Data provided -
□ □ □ □ □ □ □

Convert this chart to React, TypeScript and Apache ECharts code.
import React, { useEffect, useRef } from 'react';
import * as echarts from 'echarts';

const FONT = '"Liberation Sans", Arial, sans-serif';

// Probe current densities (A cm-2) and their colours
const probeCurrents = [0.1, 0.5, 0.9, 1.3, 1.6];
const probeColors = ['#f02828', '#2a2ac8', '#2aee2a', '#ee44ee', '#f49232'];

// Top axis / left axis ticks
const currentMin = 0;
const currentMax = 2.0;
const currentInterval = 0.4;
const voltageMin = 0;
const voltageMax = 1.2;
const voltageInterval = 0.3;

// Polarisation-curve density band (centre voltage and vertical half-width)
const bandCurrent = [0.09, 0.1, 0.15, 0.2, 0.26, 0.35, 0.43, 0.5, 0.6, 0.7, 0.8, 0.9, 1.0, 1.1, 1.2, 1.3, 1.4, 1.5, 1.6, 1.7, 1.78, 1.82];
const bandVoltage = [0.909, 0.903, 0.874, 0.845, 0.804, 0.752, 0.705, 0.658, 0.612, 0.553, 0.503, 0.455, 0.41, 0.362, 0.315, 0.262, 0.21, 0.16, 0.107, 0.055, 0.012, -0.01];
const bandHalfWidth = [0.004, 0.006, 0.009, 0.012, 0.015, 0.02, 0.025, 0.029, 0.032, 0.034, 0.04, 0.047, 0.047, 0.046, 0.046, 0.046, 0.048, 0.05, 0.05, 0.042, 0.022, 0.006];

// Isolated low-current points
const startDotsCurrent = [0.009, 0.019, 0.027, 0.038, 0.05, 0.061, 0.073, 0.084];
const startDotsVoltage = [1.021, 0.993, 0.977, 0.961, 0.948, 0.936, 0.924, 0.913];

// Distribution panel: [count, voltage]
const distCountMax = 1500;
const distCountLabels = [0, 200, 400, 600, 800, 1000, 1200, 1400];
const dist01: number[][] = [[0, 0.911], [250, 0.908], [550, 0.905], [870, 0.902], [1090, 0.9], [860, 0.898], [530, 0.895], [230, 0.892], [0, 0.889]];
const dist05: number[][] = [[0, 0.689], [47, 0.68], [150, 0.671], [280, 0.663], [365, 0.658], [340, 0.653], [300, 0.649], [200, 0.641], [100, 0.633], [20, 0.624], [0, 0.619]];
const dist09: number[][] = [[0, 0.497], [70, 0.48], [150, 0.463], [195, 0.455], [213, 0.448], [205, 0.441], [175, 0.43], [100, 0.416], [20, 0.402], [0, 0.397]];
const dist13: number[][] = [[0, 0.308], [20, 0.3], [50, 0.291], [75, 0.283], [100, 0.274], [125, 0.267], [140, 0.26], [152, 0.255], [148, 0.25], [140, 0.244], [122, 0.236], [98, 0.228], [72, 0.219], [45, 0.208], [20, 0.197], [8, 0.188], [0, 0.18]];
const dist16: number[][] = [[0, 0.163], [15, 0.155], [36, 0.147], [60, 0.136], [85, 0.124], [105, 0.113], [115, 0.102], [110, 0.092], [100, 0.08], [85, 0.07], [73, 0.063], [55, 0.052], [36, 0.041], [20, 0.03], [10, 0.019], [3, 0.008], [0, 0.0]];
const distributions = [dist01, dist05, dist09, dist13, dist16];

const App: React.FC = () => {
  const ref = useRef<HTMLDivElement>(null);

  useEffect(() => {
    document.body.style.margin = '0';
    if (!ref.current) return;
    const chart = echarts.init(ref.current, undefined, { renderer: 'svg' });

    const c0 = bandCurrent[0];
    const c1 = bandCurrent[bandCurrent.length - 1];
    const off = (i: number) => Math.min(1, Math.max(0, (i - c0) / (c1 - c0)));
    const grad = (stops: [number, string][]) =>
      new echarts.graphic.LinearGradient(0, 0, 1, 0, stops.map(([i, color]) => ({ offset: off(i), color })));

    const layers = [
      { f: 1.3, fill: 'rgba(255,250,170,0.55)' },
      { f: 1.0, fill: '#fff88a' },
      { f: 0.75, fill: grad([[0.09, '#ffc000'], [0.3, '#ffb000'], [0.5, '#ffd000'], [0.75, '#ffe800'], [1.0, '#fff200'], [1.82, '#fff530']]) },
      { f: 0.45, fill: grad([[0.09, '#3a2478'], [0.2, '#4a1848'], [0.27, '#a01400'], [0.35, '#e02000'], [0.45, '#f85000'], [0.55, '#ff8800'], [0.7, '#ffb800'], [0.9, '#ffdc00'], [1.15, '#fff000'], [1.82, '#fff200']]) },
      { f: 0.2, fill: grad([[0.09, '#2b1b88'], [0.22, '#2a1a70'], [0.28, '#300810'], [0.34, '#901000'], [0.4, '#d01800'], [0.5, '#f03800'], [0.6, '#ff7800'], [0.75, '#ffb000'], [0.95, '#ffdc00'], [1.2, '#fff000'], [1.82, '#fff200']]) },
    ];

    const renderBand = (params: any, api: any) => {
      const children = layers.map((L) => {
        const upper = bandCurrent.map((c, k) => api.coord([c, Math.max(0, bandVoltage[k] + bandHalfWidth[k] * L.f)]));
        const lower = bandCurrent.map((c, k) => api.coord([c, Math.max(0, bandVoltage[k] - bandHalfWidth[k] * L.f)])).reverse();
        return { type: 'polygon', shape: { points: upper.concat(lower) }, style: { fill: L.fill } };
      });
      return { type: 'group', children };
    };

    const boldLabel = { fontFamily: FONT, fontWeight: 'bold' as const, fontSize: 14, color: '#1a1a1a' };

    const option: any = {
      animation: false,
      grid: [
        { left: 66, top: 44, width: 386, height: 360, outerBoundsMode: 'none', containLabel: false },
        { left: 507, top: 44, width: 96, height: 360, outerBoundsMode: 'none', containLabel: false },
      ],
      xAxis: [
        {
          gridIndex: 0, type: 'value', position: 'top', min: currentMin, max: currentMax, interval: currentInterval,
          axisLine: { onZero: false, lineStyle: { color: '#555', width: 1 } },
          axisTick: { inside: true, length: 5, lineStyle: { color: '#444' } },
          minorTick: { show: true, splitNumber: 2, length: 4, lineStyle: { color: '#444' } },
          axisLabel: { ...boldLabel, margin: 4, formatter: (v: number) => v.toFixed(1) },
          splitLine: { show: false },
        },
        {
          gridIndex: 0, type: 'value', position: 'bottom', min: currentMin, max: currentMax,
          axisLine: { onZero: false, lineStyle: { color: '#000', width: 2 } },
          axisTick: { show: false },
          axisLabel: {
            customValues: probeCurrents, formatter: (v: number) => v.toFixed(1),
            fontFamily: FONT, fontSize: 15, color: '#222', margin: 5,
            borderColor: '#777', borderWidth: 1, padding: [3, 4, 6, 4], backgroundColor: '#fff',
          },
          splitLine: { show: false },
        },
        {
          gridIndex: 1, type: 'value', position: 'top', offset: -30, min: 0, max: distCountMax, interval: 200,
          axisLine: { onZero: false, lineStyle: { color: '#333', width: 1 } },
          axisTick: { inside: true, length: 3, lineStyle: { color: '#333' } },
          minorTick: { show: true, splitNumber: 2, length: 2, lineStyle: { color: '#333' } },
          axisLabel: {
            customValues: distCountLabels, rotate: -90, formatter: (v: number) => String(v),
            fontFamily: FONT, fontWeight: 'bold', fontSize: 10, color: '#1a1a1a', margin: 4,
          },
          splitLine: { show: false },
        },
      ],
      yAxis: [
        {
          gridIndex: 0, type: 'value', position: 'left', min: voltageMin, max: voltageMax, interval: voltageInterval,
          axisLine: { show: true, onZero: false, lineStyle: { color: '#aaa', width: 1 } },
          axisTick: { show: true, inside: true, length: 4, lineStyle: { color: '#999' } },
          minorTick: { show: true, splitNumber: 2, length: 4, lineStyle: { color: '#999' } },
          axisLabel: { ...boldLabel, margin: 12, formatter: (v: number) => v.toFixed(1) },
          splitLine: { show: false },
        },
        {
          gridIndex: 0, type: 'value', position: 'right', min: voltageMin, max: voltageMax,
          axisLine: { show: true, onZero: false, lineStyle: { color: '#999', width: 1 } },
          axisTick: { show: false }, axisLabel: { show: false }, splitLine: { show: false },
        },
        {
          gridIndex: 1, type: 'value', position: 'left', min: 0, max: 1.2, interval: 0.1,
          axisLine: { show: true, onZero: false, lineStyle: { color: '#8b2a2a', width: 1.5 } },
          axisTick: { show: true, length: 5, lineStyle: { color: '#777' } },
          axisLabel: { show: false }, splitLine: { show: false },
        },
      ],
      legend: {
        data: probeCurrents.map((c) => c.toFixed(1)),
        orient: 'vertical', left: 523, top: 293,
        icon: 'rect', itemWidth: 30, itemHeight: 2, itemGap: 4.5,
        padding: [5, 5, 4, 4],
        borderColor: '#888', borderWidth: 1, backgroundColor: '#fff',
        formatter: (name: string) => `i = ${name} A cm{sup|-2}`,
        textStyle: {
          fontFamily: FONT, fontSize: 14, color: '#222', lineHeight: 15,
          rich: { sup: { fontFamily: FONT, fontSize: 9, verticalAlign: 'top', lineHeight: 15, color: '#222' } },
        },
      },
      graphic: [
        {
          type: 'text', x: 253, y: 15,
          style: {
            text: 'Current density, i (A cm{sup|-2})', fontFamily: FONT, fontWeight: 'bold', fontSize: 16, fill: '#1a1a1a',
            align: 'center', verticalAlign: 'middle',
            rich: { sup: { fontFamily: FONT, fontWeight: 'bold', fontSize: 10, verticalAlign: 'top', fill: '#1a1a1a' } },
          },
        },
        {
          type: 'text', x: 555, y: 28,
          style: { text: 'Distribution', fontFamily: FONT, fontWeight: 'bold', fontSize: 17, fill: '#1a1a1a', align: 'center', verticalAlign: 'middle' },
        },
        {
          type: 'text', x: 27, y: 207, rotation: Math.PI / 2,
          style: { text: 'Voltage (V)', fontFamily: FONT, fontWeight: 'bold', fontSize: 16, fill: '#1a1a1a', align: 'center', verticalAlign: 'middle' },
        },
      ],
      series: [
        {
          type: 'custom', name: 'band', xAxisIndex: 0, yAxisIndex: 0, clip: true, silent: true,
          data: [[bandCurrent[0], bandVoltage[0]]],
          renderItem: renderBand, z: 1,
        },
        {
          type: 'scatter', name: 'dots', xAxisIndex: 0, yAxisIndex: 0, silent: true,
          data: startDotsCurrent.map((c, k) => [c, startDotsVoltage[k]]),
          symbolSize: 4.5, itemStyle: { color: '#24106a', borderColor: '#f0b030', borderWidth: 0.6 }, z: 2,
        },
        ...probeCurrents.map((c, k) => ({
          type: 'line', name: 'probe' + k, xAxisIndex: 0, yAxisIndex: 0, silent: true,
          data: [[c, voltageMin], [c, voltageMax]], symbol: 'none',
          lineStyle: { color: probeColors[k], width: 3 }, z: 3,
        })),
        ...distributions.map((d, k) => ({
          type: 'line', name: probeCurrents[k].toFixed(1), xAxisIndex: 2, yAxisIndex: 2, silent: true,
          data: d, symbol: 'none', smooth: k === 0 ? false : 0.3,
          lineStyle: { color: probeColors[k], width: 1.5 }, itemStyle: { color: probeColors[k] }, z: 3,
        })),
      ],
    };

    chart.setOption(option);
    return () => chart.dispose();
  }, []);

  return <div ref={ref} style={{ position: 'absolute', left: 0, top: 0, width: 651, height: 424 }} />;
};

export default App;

□ □ □ □ □ □ □

Exercise task -
Quote exactly the stretch of lines above that starts at the first one and ends at the line with "0.936, 0.924, 0.913];", and nothing beyond it.

Result of this exercise -
Convert this chart to React, TypeScript and Apache ECharts code.
import React, { useEffect, useRef } from 'react';
import * as echarts from 'echarts';

const FONT = '"Liberation Sans", Arial, sans-serif';

// Probe current densities (A cm-2) and their colours
const probeCurrents = [0.1, 0.5, 0.9, 1.3, 1.6];
const probeColors = ['#f02828', '#2a2ac8', '#2aee2a', '#ee44ee', '#f49232'];

// Top axis / left axis ticks
const currentMin = 0;
const currentMax = 2.0;
const currentInterval = 0.4;
const voltageMin = 0;
const voltageMax = 1.2;
const voltageInterval = 0.3;

// Polarisation-curve density band (centre voltage and vertical half-width)
const bandCurrent = [0.09, 0.1, 0.15, 0.2, 0.26, 0.35, 0.43, 0.5, 0.6, 0.7, 0.8, 0.9, 1.0, 1.1, 1.2, 1.3, 1.4, 1.5, 1.6, 1.7, 1.78, 1.82];
const bandVoltage = [0.909, 0.903, 0.874, 0.845, 0.804, 0.752, 0.705, 0.658, 0.612, 0.553, 0.503, 0.455, 0.41, 0.362, 0.315, 0.262, 0.21, 0.16, 0.107, 0.055, 0.012, -0.01];
const bandHalfWidth = [0.004, 0.006, 0.009, 0.012, 0.015, 0.02, 0.025, 0.029, 0.032, 0.034, 0.04, 0.047, 0.047, 0.046, 0.046, 0.046, 0.048, 0.05, 0.05, 0.042, 0.022, 0.006];

// Isolated low-current points
const startDotsCurrent = [0.009, 0.019, 0.027, 0.038, 0.05, 0.061, 0.073, 0.084];
const startDotsVoltage = [1.021, 0.993, 0.977, 0.961, 0.948, 0.936, 0.924, 0.913];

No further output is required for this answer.